The king, who is head of state, made the decision after consulting representatives of parties that won parliamentary seats in an inconclusive election on July 23 to ascertain whom they would support in the investiture vote.
"We will give a voice to the more than 11 million citizens who want change, stability and moderation with a government that defends the equality of all Spaniards," Feijoo posted on messaging platform X, formerly known as Twitter, as he thanked the king for the mandate.
No single party or bloc earned an outright majority of seats in the snap general election. Feijoo's PP won the most seats - 137 - and so far has the support of another 35 deputies, including from far-right Vox, for a total backing of 172.
Earlier on Tuesday, acting Prime Minister Pedro Sanchez said that he believed his Socialist party would be able "to gather the parliamentary support needed" to form a government.
Feijoo will need the support of 176 lawmakers out of the lower house's 350 deputies to clinch the premiership, or, failing that, a simple majority of more yeas than nays in a second vote. If he loses again, the king has to pick a new candidate.

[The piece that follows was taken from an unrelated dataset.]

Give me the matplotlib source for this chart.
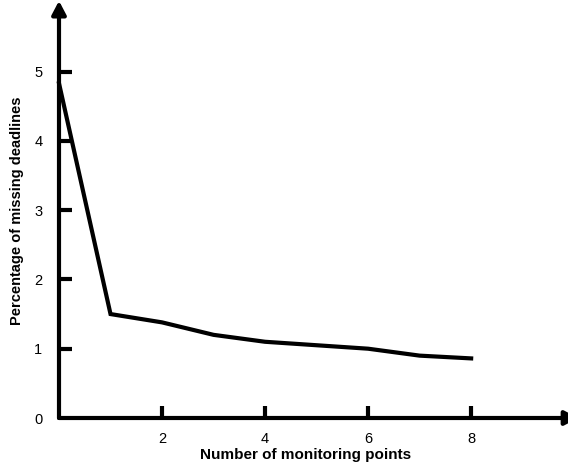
import matplotlib
matplotlib.use("Agg")
import matplotlib.pyplot as plt

monitoring_points = [0, 1, 2, 3, 4, 5, 6, 7, 8]
missing_pct = [4.83, 1.5, 1.38, 1.2, 1.1, 1.05, 1.0, 0.9, 0.86]
x_ticks = [2, 4, 6, 8]
y_ticks = [1, 2, 3, 4, 5]

plt.rcParams['font.family'] = ['Liberation Sans', 'DejaVu Sans']

fig = plt.figure(figsize=(5.68, 4.68), dpi=100)
W, H = 568, 468
x0, y0 = 59, 418
x1, y1 = 568, 5
ax = fig.add_axes([x0 / W, (H - y0) / H, (x1 - x0) / W, (y0 - y1) / H])
ax.set_xlim(0, 9.88)
ax.set_ylim(0, 5.96)

for s in ax.spines.values():
    s.set_visible(False)

# axes with arrowheads
arrow = dict(arrowstyle='-|>,head_length=0.8,head_width=0.42',
             lw=3, color='black', shrinkA=0, shrinkB=0)
ax.annotate('', xy=(10.08, 0), xytext=(0, 0), arrowprops=arrow, annotation_clip=False)
ax.annotate('', xy=(0, 6.02), xytext=(0, 0), arrowprops=arrow, annotation_clip=False)

ax.plot(monitoring_points, missing_pct, color='black', lw=3,
        solid_joinstyle='miter', clip_on=False, zorder=3)

ax.set_xticks(x_ticks)
ax.set_xticklabels([str(t) for t in x_ticks])
ax.set_yticks([0] + y_ticks)
ax.set_yticklabels(['0'] + [str(t) for t in y_ticks])
ax.tick_params(axis='x', direction='in', length=9, width=3, pad=10, labelsize=10.5)
ax.tick_params(axis='y', direction='in', length=9, width=3, pad=12, labelsize=10.5)
ax.yaxis.get_major_ticks()[0].tick1line.set_visible(False)

ax.set_xlabel('Number of monitoring points', fontsize=11, fontweight='bold', va='center')
ax.xaxis.set_label_coords((306 - x0) / (x1 - x0), -(455 - y0) / (y0 - y1))
ax.set_ylabel('Percentage of missing deadlines', fontsize=10.5, fontweight='bold', va='center')
ax.yaxis.set_label_coords(-(x0 - 17) / (x1 - x0), (y0 - 211) / (y0 - y1))

fig.savefig('out.png', dpi=100)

In a show of strength of the left bloc, Sanchez's Socialists had their candidate appointed speaker of the lower house last week.
Armengol was a leader of the Catalan-speaking Balearic Islands region from 2015 to June 2023 and led a coalition with hard-left Podemos and a sister party of Catalonian separatists Esquerra Republicana (ERC).
Her appointment was seen as a nod to smaller regional parties, whose support Sanchez would need in a potential bid should Feijoo fail. These parties include the ERC and another Catalan separatist party, Together for Catalonia (Junts).
If no candidate secures a majority within two months of the first vote, new elections have to be called.